Тебе нельзя полюбить меня, понимаешь? Я не могу и не смогу объяснить тебе этого. Просто не могу!

       Нет. Думала она. Это просто невозможно. Как он, Шуро, такой родной, любимый и добрый мог покинуть её вот так? Даже не распрощавшись. Ни разу не сказав ей о своей болезни. Почему именно он? Именно Шуро решила отнять у неё эта смертельная болезнь. Единственного человека, ради которого хотелось жить. В чьих объятиях хотелось бы простоять вечность, ведь они дарят тепло и спокойствие, чувство защищенности от внешнего мира, уродливого и ранящего. Человек, который и человеком не казался, по сравнению с остальными. Человек, что способен заполнить удушающую пустоту в душе одним только своим голосом, прикосновениями и улыбкой. Человек, что вносит в жизнь краски и особенный смысл. Ради него хотелось жить. Ради него хотелось дышать. Чтобы видеть каждый день. Видеть, знать и понимать. Вот он, свой человек. Единственный и незаменимый.
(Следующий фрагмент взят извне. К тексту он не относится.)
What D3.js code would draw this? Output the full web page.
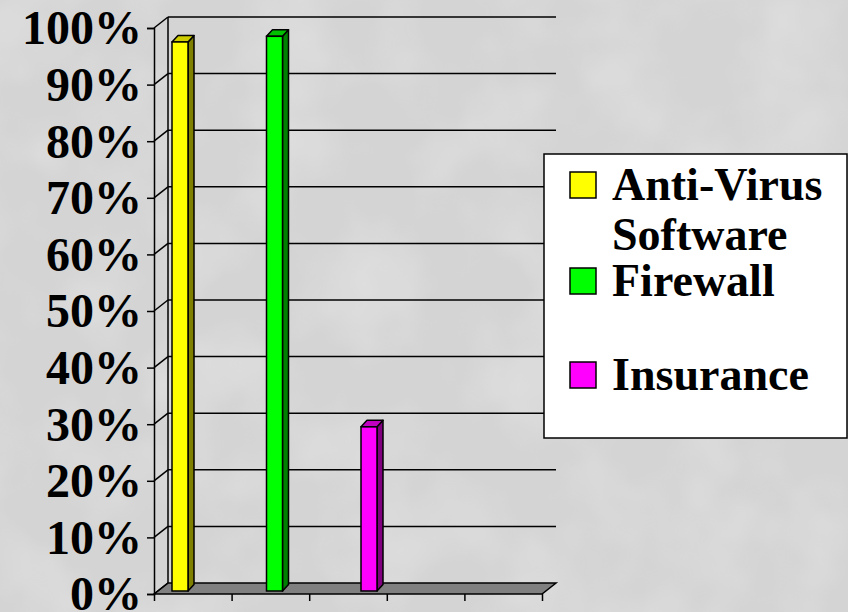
<!DOCTYPE html>
<html>
<head>
<meta charset="utf-8">
<script src="https://cdn.jsdelivr.net/npm/d3@7"></script>
<style>
  html, body { margin: 0; padding: 0; background: #d9d9d9; }
  svg { display: block; }
</style>
</head>
<body>
<div id="chart"></div>
<script>
'use strict';
// values
const series = ["Anti-Virus Software", "Firewall", "Insurance"];
const values = [97, 98, 29];
const frontColors = ["#ffff00", "#00ff00", "#ff00ff"];
const sideColors = ["#808000", "#008000", "#800080"];
const topColors = ["#cccc00", "#00c000", "#c000c0"];
const yTicks = [0, 10, 20, 30, 40, 50, 60, 70, 80, 90, 100];
const legendLines = [["Anti-Virus", "Software"], ["Firewall"], ["Insurance"]];

const W = 848, H = 612;
const FONT = "'Liberation Serif', 'Times New Roman', Times, serif";
const svg = d3.select("#chart").append("svg").attr("width", W).attr("height", H);

// mottled grey backdrop
const defs = svg.append("defs");
const filt = defs.append("filter").attr("id", "mottle").attr("x", 0).attr("y", 0).attr("width", 1).attr("height", 1);
filt.append("feTurbulence").attr("type", "fractalNoise").attr("baseFrequency", 0.012).attr("numOctaves", 3).attr("seed", 4);
filt.append("feColorMatrix").attr("type", "matrix")
  .attr("values", "0 0 0 0 1  0 0 0 0 1  0 0 0 0 1  0.9 0 0 0 -0.35");
svg.append("rect").attr("width", W).attr("height", H).attr("fill", "#d4d4d4");
svg.append("rect").attr("width", W).attr("height", H).attr("filter", "url(#mottle)").attr("opacity", 0.5);

// front plane geometry
const x0 = 154, xEnd = 542;
const depth = { dx: 14, dy: -11 };
const y = d3.scaleLinear().domain([0, 100]).range([594, 28]);
const xCat = d3.scaleLinear().domain([0, 5]).range([x0, xEnd]);
const xBar = d3.scalePoint().domain(series).range([176, 365]);
const barW = 16;
const barOff = { dx: 4, dy: -3 };
const barDepth = { dx: 6, dy: -6.5 };

const g = svg.append("g");
const line = d3.line();

// floor
g.append("path")
  .attr("d", line([[x0, y(0)], [x0 + depth.dx, y(0) + depth.dy],
    [xEnd + depth.dx, y(0) + depth.dy], [xEnd, y(0)]]) + "Z")
  .attr("fill", "#808080").attr("stroke", "#000").attr("stroke-width", 1.5);

// back wall gridlines and left wall
yTicks.forEach(function (v) {
  if (v > 0) {
    g.append("path")
      .attr("d", line([[x0 + depth.dx, y(v) + depth.dy], [xEnd + depth.dx, y(v) + depth.dy]]))
      .attr("stroke", "#000").attr("stroke-width", 1.5).attr("fill", "none");
  }
  g.append("path")
    .attr("d", line([[x0, y(v)], [x0 + depth.dx, y(v) + depth.dy]]))
    .attr("stroke", "#000").attr("stroke-width", 1.5).attr("fill", "none");
});
g.append("path")
  .attr("d", line([[x0 + depth.dx, y(0) + depth.dy], [x0 + depth.dx, y(100) + depth.dy]]))
  .attr("stroke", "#000").attr("stroke-width", 1.5);

// y axis
const yAxis = g.append("g").attr("transform", "translate(" + x0 + ",0)")
  .call(d3.axisLeft(y).tickValues(yTicks).tickSize(7).tickPadding(5).tickFormat(d => d + "%"));
yAxis.selectAll("path, line").attr("stroke", "#000").attr("stroke-width", 1.5);
yAxis.selectAll("text")
  .attr("font-family", FONT)
  .attr("font-weight", "bold").attr("font-size", 48).attr("fill", "#000")
  .attr("dy", "0.33em");

// x axis ticks (no labels)
const xAxis = g.append("g").attr("transform", "translate(0," + y(0) + ")")
  .call(d3.axisBottom(xCat).ticks(5).tickSize(7).tickFormat(""));
xAxis.select(".domain").remove();
xAxis.selectAll("line").attr("stroke", "#000").attr("stroke-width", 1.5);

// bars
series.forEach(function (s, i) {
  const left = xBar(s) - barW / 2 + barOff.dx;
  const right = left + barW;
  const bottom = y(0) + barOff.dy;
  const top = y(values[i]) + barOff.dy;
  const bar = g.append("g");
  bar.append("path")
    .attr("d", line([[right, bottom], [right + barDepth.dx, bottom + barDepth.dy],
      [right + barDepth.dx, top + barDepth.dy], [right, top]]) + "Z")
    .attr("fill", sideColors[i]).attr("stroke", "#000").attr("stroke-width", 1.5).attr("stroke-linejoin", "round");
  bar.append("path")
    .attr("d", line([[left, top], [left + barDepth.dx, top + barDepth.dy],
      [right + barDepth.dx, top + barDepth.dy], [right, top]]) + "Z")
    .attr("fill", topColors[i]).attr("stroke", "#000").attr("stroke-width", 1.5).attr("stroke-linejoin", "round");
  bar.append("rect")
    .attr("x", left).attr("y", top).attr("width", barW).attr("height", bottom - top)
    .attr("fill", frontColors[i]).attr("stroke", "#000").attr("stroke-width", 1.5);
});

// legend
const legend = svg.append("g").attr("transform", "translate(544,154)");
legend.append("rect").attr("width", 303).attr("height", 284)
  .attr("fill", "#fff").attr("stroke", "#000").attr("stroke-width", 1.5);
const baselines = [46, 142, 236];
legendLines.forEach(function (lines, i) {
  legend.append("rect")
    .attr("x", 26).attr("y", baselines[i] - 28).attr("width", 26).attr("height", 26)
    .attr("fill", frontColors[i]).attr("stroke", "#000").attr("stroke-width", 1.5);
  const t = legend.append("text")
    .attr("x", 68).attr("y", baselines[i])
    .attr("font-family", FONT)
    .attr("font-weight", "bold").attr("font-size", 46).attr("fill", "#000");
  lines.forEach(function (l, j) {
    t.append("tspan").attr("x", 68).attr("dy", j === 0 ? 0 : 50).text(l);
  });
});
</script>
</body>
</html>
       — Он оставил вам кое-что, — сожалеющий голос мужчины вырвал её из пучины мыслей. Он протянул ей бумажный пакет, с жалостью в глазах похлопывая по плечу. — Идите-ка домой. Вам стоит отдохнуть.
       Девушка на непослушных ногах, добралась до двери, не забыв поблагодарить соседа, и дрожащими руками, постоянно роняя на пол ключи, открыла дверь и зашла в квартиру. Мятное печенье приземлилось неподалеку от входа.
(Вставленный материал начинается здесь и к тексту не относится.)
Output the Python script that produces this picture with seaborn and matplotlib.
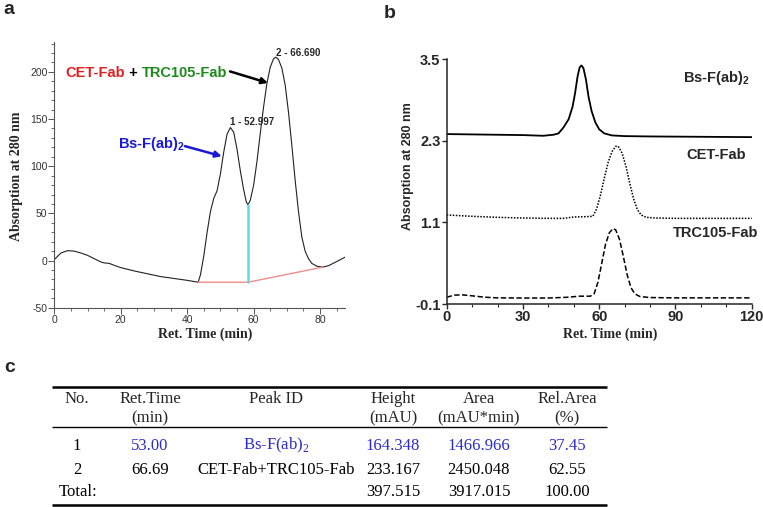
import numpy as np
import pandas as pd
import seaborn as sns
import matplotlib.pyplot as plt
from matplotlib.ticker import MultipleLocator

# ---- panel a : SEC trace of the reaction mix
a_time = [0, 2, 4, 6, 8, 10, 12, 14, 15, 16.5, 18, 20, 24, 28, 32, 36, 40, 43.3,
          44, 45, 46, 47, 48, 49, 50, 51, 52, 53, 54, 55, 56, 57, 57.8, 58.3,
          59, 60, 61, 62, 63, 64, 65, 66, 66.7, 67.5, 68.5, 69.5, 70.5, 71.5,
          72.5, 73.5, 74.5, 75.5, 76.5, 77.5, 79, 80.8, 82.5, 84.5, 87.5]
a_abs = [1, 8, 10.5, 10, 8, 5.5, 2, -1.5, -2.5, -3, -5, -7.5, -11, -14, -17, -19, -21, -23,
         -15, 5, 30, 52, 66, 74, 92, 115, 134, 141, 136, 118, 95, 75, 62, 59,
         64, 80, 105, 135, 163, 188, 205, 214, 215.6, 213, 204, 186, 157, 122,
         85, 52, 25, 10, 2, -3, -6, -7, -5.5, -2, 3.5]
a_peak_time = [52.997, 66.690]
a_peak_label = ['1 - 52.997', '2 - 66.690']
a_peak_label_y = [147, 220.5]
a_base_t = [43.3, 58.3, 80.8]
a_base_y = [-23, -23, -7]
a_split_y = [-23, 59]

# ---- panel b : individual runs, stacked
b_bs_t = [0, 10, 20, 30, 38, 42, 44, 46, 48, 49.5, 50.5, 51.5, 52.3, 53, 53.8,
          54.8, 55.8, 57, 58.5, 60, 62, 65, 70, 80, 100, 120]
b_bs = [2.40, 2.395, 2.39, 2.385, 2.375, 2.39, 2.41, 2.50, 2.62, 2.80, 3.00, 3.25,
        3.38, 3.41, 3.37, 3.20, 2.95, 2.74, 2.57, 2.47, 2.41, 2.38, 2.37, 2.365,
        2.36, 2.355]
b_cet_t = [0, 10, 20, 30, 40, 46, 50, 55, 57.5, 59, 60.5, 62, 63.5, 65, 66.5,
           67.5, 69, 70.5, 72, 73.5, 75, 76.5, 78.5, 82, 90, 100, 120]
b_cet = [1.21, 1.19, 1.175, 1.165, 1.16, 1.16, 1.18, 1.185, 1.19, 1.30, 1.50,
         1.75, 1.98, 2.14, 2.22, 2.22, 2.12, 1.93, 1.68, 1.45, 1.29, 1.21, 1.175,
         1.165, 1.16, 1.16, 1.16]
b_trc_t = [0, 3, 6, 10, 15, 20, 30, 40, 48, 52, 56.5, 58, 59.5, 61, 62.5, 64,
           65.5, 66.5, 68, 69.5, 71, 72.5, 74, 76, 80, 90, 120]
b_trc = [0.0, 0.03, 0.035, 0.02, 0.0, -0.01, -0.012, -0.012, 0.0, 0.015, 0.015,
         0.05, 0.22, 0.50, 0.78, 0.95, 1.01, 0.99, 0.85, 0.60, 0.33, 0.14, 0.05,
         0.01, -0.005, -0.01, -0.01]
b_names = ['Bs-F(ab)$_\\mathregular{2}$', 'CET-Fab', 'TRC105-Fab']
b_name_y = [3.22, 2.09, 0.94]

# ---- panel c : peak table
tbl_head1 = ['No.', 'Ret.Time', 'Peak ID', 'Height', 'Area', 'Rel.Area']
tbl_head2 = ['', '(min)', '', '(mAU)', '(mAU*min)', '(%)']
tbl_no = ['1', '2', 'Total:']
tbl_rt = ['53.00', '66.69', '']
tbl_peak = ['Bs-F(ab)$_\\mathregular{2}$', 'CET-Fab+TRC105-Fab', '']
tbl_height = ['164.348', '233.167', '397.515']
tbl_area = ['1466.966', '2450.048', '3917.015']
tbl_rel = ['37.45', '62.55', '100.00']

sns.set_style('ticks')
plt.rcParams['font.family'] = ['Liberation Sans', 'DejaVu Sans']
plt.rcParams['axes.linewidth'] = 1.0
plt.rcParams['axes.unicode_minus'] = False

W, H = 763, 507
fig = plt.figure(figsize=(W / 100, H / 100), dpi=100)
fig.patch.set_facecolor('white')

def box(x0, y0, x1, y1):
    return [x0 / W, 1 - y1 / H, (x1 - x0) / W, (y1 - y0) / H]

serif = 'Liberation Serif'
blue_txt = '#2b2bd0'

# ================= panel a
ax_a = fig.add_axes(box(54.3, 41.7, 345, 307.7))
sns.lineplot(x=a_time, y=a_abs, ax=ax_a, color='#222222', lw=0.8,
             estimator=None, sort=False)
ax_a.plot(a_base_t, a_base_y, color='#f08c8c', lw=1.0)
ax_a.plot([a_base_t[1], a_base_t[1]], a_split_y, color='#5fd8ea', lw=1.8)
ax_a.set_xlim(0, 87.5)
ax_a.set_ylim(-50, 232)
ax_a.set_xticks([0, 20, 40, 60, 80])
ax_a.set_yticks([-50, 0, 50, 100, 150, 200])
ax_a.xaxis.set_minor_locator(MultipleLocator(5))
ax_a.yaxis.set_minor_locator(MultipleLocator(10))
for s in ['top', 'right']:
    ax_a.spines[s].set_visible(False)
for s in ['left', 'bottom']:
    ax_a.spines[s].set_color('#555555')
    ax_a.spines[s].set_linewidth(0.8)
ax_a.tick_params(which='major', length=4, width=0.7, color='#555555',
                 labelsize=7.5, labelcolor='#333333', pad=1)
ax_a.tick_params(which='minor', length=2.2, width=0.6, color='#555555')
ax_a.set_xlabel('')
ax_a.set_ylabel('')

for t, lab, ly in zip(a_peak_time, a_peak_label, a_peak_label_y):
    ax_a.text(t, ly, lab, fontsize=7, fontweight='bold', ha='left', va='center')

t1 = ax_a.text(3.4, 195, 'CET-Fab', color='#e02020', fontsize=10.5,
               fontweight='bold', ha='left', va='baseline')
t2 = ax_a.annotate(' + ', xy=(1, 0), xycoords=t1, color='black', fontsize=10.5,
                   fontweight='bold', ha='left', va='bottom')
ax_a.annotate('TRC105-Fab', xy=(1, 0), xycoords=t2, color='#1e8a1e',
              fontsize=10.5, fontweight='bold', ha='left', va='bottom')
ax_a.text(19.2, 119, 'Bs-F(ab)$_\\mathregular{2}$', color='#1a1ad6', fontsize=10.5,
          fontweight='bold', ha='left', va='baseline')
ax_a.annotate('', xy=(64.3, 188.3), xytext=(52.9, 200.5),
              arrowprops=dict(arrowstyle='-|>', color='black', lw=1.8,
                              mutation_scale=9, shrinkA=0, shrinkB=0))
ax_a.annotate('', xy=(50.4, 110.6), xytext=(39.3, 121.3),
              arrowprops=dict(arrowstyle='-|>', color='#1a1ad6', lw=1.8,
                              mutation_scale=9, shrinkA=0, shrinkB=0))

# ================= panel b
ax_b = fig.add_axes(box(446.7, 59.3, 751.7, 304))
sns.lineplot(x=b_bs_t, y=b_bs, ax=ax_b, color='black', lw=1.3,
             estimator=None, sort=False)
sns.lineplot(x=b_cet_t, y=b_cet, ax=ax_b, color='black', lw=1.1,
             linestyle=(0, (1, 1)), estimator=None, sort=False)
sns.lineplot(x=b_trc_t, y=b_trc, ax=ax_b, color='black', lw=1.1,
             linestyle=(0, (3.5, 1.6)), estimator=None, sort=False)
ax_b.set_xlim(0, 120)
ax_b.set_ylim(-0.1, 3.5)
ax_b.set_xticks([0, 30, 60, 90, 120])
ax_b.set_yticks([-0.1, 1.1, 2.3, 3.5])
ax_b.set_yticklabels(['-0.1', '1.1', '2.3', '3.5'])
ax_b.xaxis.set_minor_locator(MultipleLocator(10))
for s in ['top', 'right']:
    ax_b.spines[s].set_visible(False)
for s in ['left', 'bottom']:
    ax_b.spines[s].set_linewidth(1.1)
ax_b.tick_params(which='major', length=3.5, width=1.0, labelsize=10.5, pad=1)
ax_b.tick_params(which='minor', length=2, width=0.8)
for lab in ax_b.get_xticklabels() + ax_b.get_yticklabels():
    lab.set_fontweight('bold')
ax_b.set_xlabel('')
ax_b.set_ylabel('')
for name, ny in zip(b_names, b_name_y):
    ax_b.text(106, ny, name, fontsize=10.5, fontweight='bold', ha='center',
              va='center', clip_on=False)

# axis titles and panel letters
fig.text(17 / W, 1 - 176.5 / H, 'Absorption at 280 nm', family=serif,
         fontweight='bold', fontsize=10, rotation=90, ha='center', va='center')
fig.text(205 / W, 1 - 334 / H, 'Ret. Time (min)', family=serif,
         fontweight='bold', fontsize=10, ha='center', va='center')
fig.text(408 / W, 1 - 166 / H, 'Absorption at 280 nm', fontweight='bold',
         fontsize=9, rotation=90, ha='center', va='center')
fig.text(610 / W, 1 - 334 / H, 'Ret. Time (min)', family=serif,
         fontweight='bold', fontsize=10, ha='center', va='center')
fig.text(9 / W, 1 - 10 / H, 'a', fontsize=14, fontweight='bold', ha='center', va='center')
fig.text(390 / W, 1 - 13 / H, 'b', fontsize=14, fontweight='bold', ha='center', va='center')
fig.text(10 / W, 1 - 368 / H, 'c', fontsize=14, fontweight='bold', ha='center', va='center')

# ================= panel c (table)
ax_c = fig.add_axes([0, 0, 1, 1])
ax_c.set_xlim(0, W)
ax_c.set_ylim(H, 0)
ax_c.axis('off')
col_x = [77, 150, 276, 393, 479, 567]
ax_c.hlines(386.7, 52, 607, color='black', lw=1.8)
ax_c.hlines(426.7, 52, 607, color='black', lw=1.0)
ax_c.hlines(505, 52, 607, color='black', lw=1.8)
fs = 12
for x, h1, h2 in zip(col_x, tbl_head1, tbl_head2):
    ax_c.text(x, 403, h1, family=serif, fontsize=fs, ha='center', va='baseline')
    ax_c.text(x, 422, h2, family=serif, fontsize=fs, ha='center', va='baseline')
row_y = [449.5, 474.5, 496]
for i, y in enumerate(row_y):
    col = blue_txt if i == 0 else 'black'
    cells = [tbl_no[i], tbl_rt[i], tbl_peak[i], tbl_height[i], tbl_area[i], tbl_rel[i]]
    for j, (x, c) in enumerate(zip(col_x, cells)):
        if c == '':
            continue
        cc = 'black' if j == 0 else col
        if c == 'Total:':
            ax_c.text(59, y, c, family=serif, fontsize=fs, ha='left', va='baseline', color=cc)
        else:
            ax_c.text(x, y, c, family=serif, fontsize=fs, ha='center',
                      va='baseline', color=cc)

fig.savefig('out.png', dpi=100)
       Не сумев устоять, Мирэ вновь упала на колени, облокотившись спиной на дверь. Её мысли были разбросаны в разные стороны, не желая собираться в единый клубок. Всё ещё дрожащими руками она вынула из пакета лист бумаги. Записка.
       Прошу, только не расстраивайся. Я не мог сказать тебе об этом, честно. Помнишь мои слова о том, что я не питаю к тебе никаких чувств? Знай, это вовсе не так. Ты самый уникальный и искренний человек, из всех что я знаю. Ты выделяешься на фоне городской унылой серости, совсем как твоя палитра. Ты — истинный художник.
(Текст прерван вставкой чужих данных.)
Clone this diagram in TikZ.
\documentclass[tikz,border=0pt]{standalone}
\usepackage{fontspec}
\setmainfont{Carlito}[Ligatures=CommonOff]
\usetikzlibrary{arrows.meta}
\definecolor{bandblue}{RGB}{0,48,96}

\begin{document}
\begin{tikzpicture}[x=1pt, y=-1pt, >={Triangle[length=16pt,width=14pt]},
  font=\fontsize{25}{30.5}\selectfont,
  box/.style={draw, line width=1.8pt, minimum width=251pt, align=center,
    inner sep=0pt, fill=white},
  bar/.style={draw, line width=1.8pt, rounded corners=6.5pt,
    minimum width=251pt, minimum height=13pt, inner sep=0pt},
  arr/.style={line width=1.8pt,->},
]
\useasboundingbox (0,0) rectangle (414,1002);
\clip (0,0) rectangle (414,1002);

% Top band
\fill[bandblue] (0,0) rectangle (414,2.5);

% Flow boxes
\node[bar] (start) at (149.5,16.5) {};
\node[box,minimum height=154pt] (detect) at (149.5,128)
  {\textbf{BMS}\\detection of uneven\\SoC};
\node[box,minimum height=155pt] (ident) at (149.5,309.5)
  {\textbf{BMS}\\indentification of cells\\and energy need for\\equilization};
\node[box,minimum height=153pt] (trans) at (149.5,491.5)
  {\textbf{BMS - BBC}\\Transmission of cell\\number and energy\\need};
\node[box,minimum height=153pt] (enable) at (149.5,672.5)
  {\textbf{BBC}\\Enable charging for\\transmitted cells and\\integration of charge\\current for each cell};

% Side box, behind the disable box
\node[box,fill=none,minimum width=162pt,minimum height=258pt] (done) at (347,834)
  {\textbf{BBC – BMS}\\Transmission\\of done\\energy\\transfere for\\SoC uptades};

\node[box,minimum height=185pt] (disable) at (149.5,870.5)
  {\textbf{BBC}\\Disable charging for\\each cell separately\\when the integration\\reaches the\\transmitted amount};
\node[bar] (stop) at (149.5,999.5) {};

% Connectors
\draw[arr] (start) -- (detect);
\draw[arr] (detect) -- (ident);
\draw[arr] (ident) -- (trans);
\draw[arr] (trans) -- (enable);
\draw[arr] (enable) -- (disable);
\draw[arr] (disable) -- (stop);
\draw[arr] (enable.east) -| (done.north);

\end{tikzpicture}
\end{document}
А теперь, утри слезы и взгляни в окно. Тебя ждет то, чего ты так ждала.
       Кроме записки в пакете нашлась целая бутылка вишневого вина. Мирэ тут же налила себе немного вина, громко всхлипывая разулась и подошла ко окну. По щекам всё ещё текли слезы. Поэтому, вытерев глаза об рукав парки, она перевела взгляд на окно.
       Весь снег и слякоть исчезли, не оставив после себя и следа. Ветер был легкий, слабо покачивающий ветви деревьев. На большой площадке играли с друг-другом дети, беззаботно гоняясь за голубями и смеясь в голос. В саду, рядом со зданием, расцвела изящная и нежная вишня.
       Наступила весна. Но какая разница, если рядом больше нет Шуро.